Как следует из вышеизложенного, существом художественной формы, по Бахтину, является то, что она «парализует жизнь». Художественный образ – это единство формы и содержания, причем форма представляет собой собственно эстетический или мертвящий момент в нем, тогда как содержание – искра жизни, одушевляющая его и приобщающая действительности. Итак, в «герое» непременно наличествуют эти два начала, причем «мертвящий» аспект формы связан с «властью» автора над героем. Власть эта – не что иное, как архитектоническая, обусловленная фактом вненаходимости возможность для автора «завершить» героя; такой властью надо мной обладает всякий, поскольку он в принципе может сказать обо мне «последнее» слово. И герой стремится «высвободиться» из-под власти автора: зерно жизни, само бытие в герое хочет развиваться по своим собственным имманентным законам, а не подчиняться воле автора, «мертвящей» силе формы. В герое совершенно реально борются жизнь и смерть, дух и вещь: «мертвость» формы, по Бахтину, иначе может быть понята как ее «вещность». Автор же добивается власти над героем, «любя» его при этом; итак, творческий процесс – создание героя автором – или же архитектоническую природу художественного произведения Бахтин изображает с помощью мифологемы любовной борьбы, в которой герой воплощает собой пассивное, женственное начало, а автор – активное, волевое и духовное.
Эти «отношения» могут иметь различную окраску, «победа» может быть как на одной, так и на другой стороне. В идеальном же случае может быть достигнуто равновесие – автор и герой окажутся полностью равноправными. В главе «Смысловое целое героя» трактата «Автор и герой…» Бахтин выстраивает типологизирующую «общение» автора и героя шкалу, где на левом конце – неоформленная жизнь, жизнь как таковая, которая, по Бахтину, «есть поступок», а на правом – жизнь в ее предельной «парализованности формой», «застывший дух» (Зиммель): этот предельно овеществленный, «мертвый» художественный образ Бахтин соотносит с агиографическим героем.
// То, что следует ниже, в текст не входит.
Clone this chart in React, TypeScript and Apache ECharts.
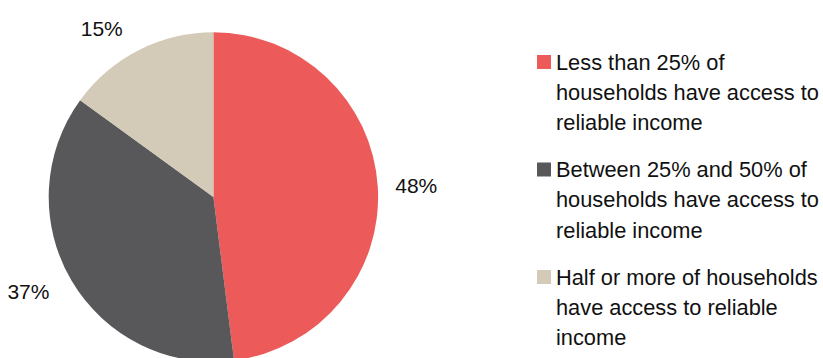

Между же полюсами Бахтин помещает несколько «смысловых целых», способов «общения» автора и героя, располагая их слева направо по мере нарастания в этих «смысловых целых» (это мы показали в другом месте)[472]
фактора, который, с учетом всего бахтинского контекста, можно назвать диалогизированностью этих отношений[473]. Наиболее «диалогизированными» они оказываются в «романтическом характере»: романтический герой «самочинен и ценностно инициативен», в значительной степени независим от автора, поскольку «осуществляет <…> некую необходимую правду жизни, некий прообраз свой, замысел о нем бога», – по причине этой самостоятельности героя «автор начинает ждать от героя откровений»[474]. И если романтический герой, столь сильно связанный с бытием, все же являет собою художественную ценность, то правомерно, по Бахтину, ее назвать «ценностью идеи»[475], подчеркивая этим платоновским термином ее как бы объективность, жизненность. Термин «идея» Бахтин в книге о Достоевском прилагает к героям Достоевского; и как часто подчеркивал Бахтин, самыми близкими предшественниками Достоевского были романтики. Бахтинское представление о романтическом характере служит в развитии собственной бахтинской «идеи» переходным звеном к диалогической «поэтике Достоевского».Итак, в «романтическом герое» уже очень сильно жизненное начало: он не просто «личность», но при этом выражает «правду жизни» и, более того, некий замысел Бога. Подчеркнем: герой этот подчиняется не столько авторской воле (хотя и ей тоже), сколько, по Бахтину, воле Бога, приобщаясь тем самым – хочется сказать, «объективному» порядку вещей, поскольку в этой точке Бахтин очень сильно сближается с соловьёвской метафизикой, но скажем все же – событийному строю реальной действительности, «нравственному» бахтинскому «бытию». Однако к своей цели – объединению ценности и жизни на равных правах – Бахтин подходит только в своей концепции романа Достоевского. Мир Достоевского – «большой» романный диалог, в котором главным структурным элементом является равноправное диалогическое общение автора и героя-«идеолога».